Given equation is $x^5-10a^3x^2+b^4x+c^5=0$ which has 3 equal roots. What I know is that since its a 5th degree equation therefore it must have 5 roots out (of which 3 are equal).
Aim is to establish the relationship between the constants $a,b$ and $c$. Options given are:
1) $6a^5+c^5=0$.
2) $b^4=15a^4.$
I have to find which one is correct out of the two, any help?
On
Let $t$ the triple root and consider the coefficients $r,s$ of the quadratic factor so one has the polynomial $(x-t)^3(x^2+rx+s)$. The equality of corresponding coefficients gives $$r-3t=0$$ $$s-3tr+3t^2=0$$ $$-3ts-t^3+3t^r=-10a^3$$ $$3t^2s-t^3r=b^4$$ $$-t^3s=c^5$$ Solving easily this system we have a parameterization of $a,b,c$ in function of the triple root.
$$a=t$$ $$b=\sqrt[4]{15}\space t$$ $$c=-\sqrt[5]{6}\space t$$
The simplest relationship between $a,b,c$ is $$a=\frac{b}{\sqrt[4]15}=\frac{-c}{\sqrt[5]6}$$
Let $$f(x) = x^5 - 10a^3x^2 + b^4x + c^5 = (x - m)^3g(x)$$ where $m$ is the repeated root, and $g(x)$ is some second-order polynomial.

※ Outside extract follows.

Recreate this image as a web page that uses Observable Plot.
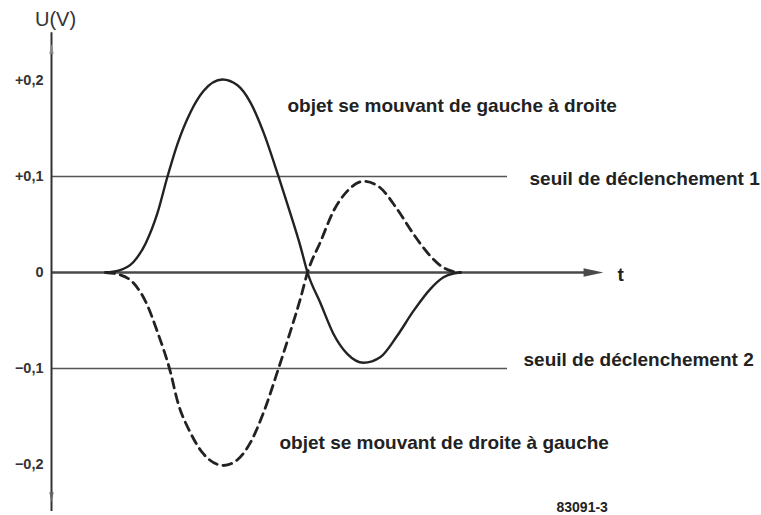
<!DOCTYPE html>
<html>
<head>
<meta charset="utf-8">
<script src="https://cdn.jsdelivr.net/npm/d3@7"></script>
<script src="https://cdn.jsdelivr.net/npm/@observablehq/plot@0.6"></script>
<style>
  html, body { margin: 0; padding: 0; background: #fff; }
  #chart svg { display: block; }
</style>
</head>
<body>
<div id="chart"></div>
<script>
// time (arbitrary units) and voltage (V)
const tSolid = [54, 67, 82, 94, 106, 116, 126, 139, 152, 171, 186, 199, 212, 227, 239, 249, 256, 269, 282, 296, 312, 329, 345, 362, 379, 392, 402, 409];
const uSolid = [0, 0.002, 0.011, 0.030, 0.062, 0.100, 0.134, 0.167, 0.189, 0.201, 0.195, 0.177, 0.146, 0.100, 0.061, 0.027, 0, -0.032, -0.064, -0.085, -0.094, -0.088, -0.067, -0.040, -0.017, -0.005, -0.001, 0];
const tDashed = [54, 67, 82, 94, 106, 119, 126, 139, 152, 172, 186, 199, 212, 227, 239, 249, 256, 269, 282, 296, 312, 329, 345, 362, 379, 392, 402, 409];
const uDashed = [0, -0.002, -0.011, -0.030, -0.062, -0.104, -0.134, -0.167, -0.189, -0.201, -0.195, -0.177, -0.146, -0.100, -0.061, -0.027, 0, 0.032, 0.064, 0.085, 0.095, 0.088, 0.067, 0.040, 0.017, 0.005, 0.001, 0];

const tickValues = [0.2, 0.1, 0, -0.1, -0.2];
const tickLabels = ["+0,2", "+0,1", "0", "\u22120,1", "\u22120,2"];

const thresholds = [0.1, -0.1];
const thresholdLabels = ["seuil de déclenchement 1", "seuil de déclenchement 2"];
const curveLabels = ["objet se mouvant de gauche à droite", "objet se mouvant de droite à gauche"];
const axisLabelY = "U(V)";
const axisLabelX = "t";
const figureId = "83091-3";

const solid = tSolid.map((t, i) => ({t, u: uSolid[i]}));
const dashed = tDashed.map((t, i) => ({t, u: uDashed[i]}));

// thin wedge arrowhead symbol (points up)
const wedge = {
  draw(ctx, size) {
    const l = Math.sqrt(size) * 1.6, w = l * 0.22;
    ctx.moveTo(0, -l / 2);
    ctx.lineTo(w, l / 2);
    ctx.lineTo(-w, l / 2);
    ctx.closePath();
  }
};

const ink = "#222";
const font = "'Liberation Sans', Arial, sans-serif";

const chart = Plot.plot({
  width: 761,
  height: 515,
  marginLeft: 51,
  marginRight: 0,
  marginTop: 0,
  marginBottom: 0,
  x: {domain: [0, 710], axis: null},
  y: {domain: [-0.2531, 0.2833]},
  style: {fontFamily: font, background: "#fff", color: ink, overflow: "visible"},
  marks: [
    // threshold lines
    Plot.ruleY(thresholds, {x1: 0, x2: 456, stroke: "#555", strokeWidth: 1.3}),
    // zero (time) axis
    Plot.ruleY([0], {x1: 0, x2: 534, stroke: "#4a4a4a", strokeWidth: 2.4}),
    Plot.dot([0], {x: 542, y: 0, symbol: wedge, r: 7, rotate: 90, fill: "#4a4a4a", stroke: "none"}),
    // vertical axis
    Plot.ruleX([0], {y1: -0.249, y2: 0.2496, stroke: "#333", strokeWidth: 2}),
    Plot.dot([0], {x: 0, y: 0.233, symbol: wedge, r: 3.5, rotate: 0, fill: "#888", stroke: "none"}),
    Plot.dot([0], {x: 0, y: -0.234, symbol: wedge, r: 3.5, rotate: 180, fill: "#666", stroke: "none"}),
    Plot.axisY({
      ticks: tickValues,
      tickFormat: d => tickLabels[tickValues.indexOf(d)],
      tickSize: 0,
      tickPadding: 8,
      fontSize: 14.5,
      fontWeight: "bold",
      fill: "#333",
      label: null
    }),
    // curves
    Plot.line(dashed, {x: "t", y: "u", curve: "monotone-x", stroke: ink, strokeWidth: 2.8, strokeDasharray: "9,6"}),
    Plot.line(solid, {x: "t", y: "u", curve: "monotone-x", stroke: ink, strokeWidth: 2.4}),
    // annotations
    Plot.text([axisLabelY], {x: 4, y: 0.263, text: d => d, textAnchor: "middle", fontSize: 20, fill: "#333"}),
    Plot.text([axisLabelX], {x: 566, y: -0.003, text: d => d, textAnchor: "start", fontSize: 19, fontWeight: "bold", fill: ink}),
    Plot.text([curveLabels[0]], {x: 236, y: 0.174, text: d => d, textAnchor: "start", fontSize: 19, fontWeight: "bold", fill: ink}),
    Plot.text([curveLabels[1]], {x: 228, y: -0.178, text: d => d, textAnchor: "start", fontSize: 19, fontWeight: "bold", fill: ink}),
    Plot.text([thresholdLabels[0]], {x: 478, y: 0.098, text: d => d, textAnchor: "start", fontSize: 19, fontWeight: "bold", fill: ink}),
    Plot.text([thresholdLabels[1]], {x: 472, y: -0.0906, text: d => d, textAnchor: "start", fontSize: 19, fontWeight: "bold", fill: ink}),
    Plot.text([figureId], {x: 505, y: -0.2453, text: d => d, textAnchor: "start", fontSize: 14, fontWeight: "bold", fill: ink})
  ]
});

document.getElementById("chart").appendChild(chart);
</script>
</body>
</html>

Then, differentiating and substituting $x = m$,
$$5x^4 - 20a^3x + b^4 = (x - m)^3g'(x) + 3(x - m)^2g(x)$$ $$5m^4 - 20a^3m + b^4 = 0$$
Differentiating another time, and similarly substituting $x = m$,
$$20x^3 - 20a^3 = (x - m)^3g''(x) + 3(x - m)^2g'(x) + 3(x - m)^2g'(x) + 6(x - m)g(x)$$ $$20m^3 - 20a^3 = 0$$ $$m = a$$
Substituting this back into our first result, $$5a^4 - 20a^3\cdot a + b^4 = 0$$ $$b^4 = 15a^4$$
Note: The fact that $(x - m)$ appears in every term of $f'(x)$ and $f''(x)$ is in fact a usable basis for proving what Gerry Myerson mentioned in the comments - that $f(x), f'(x), f''(x)$ all have a common factor.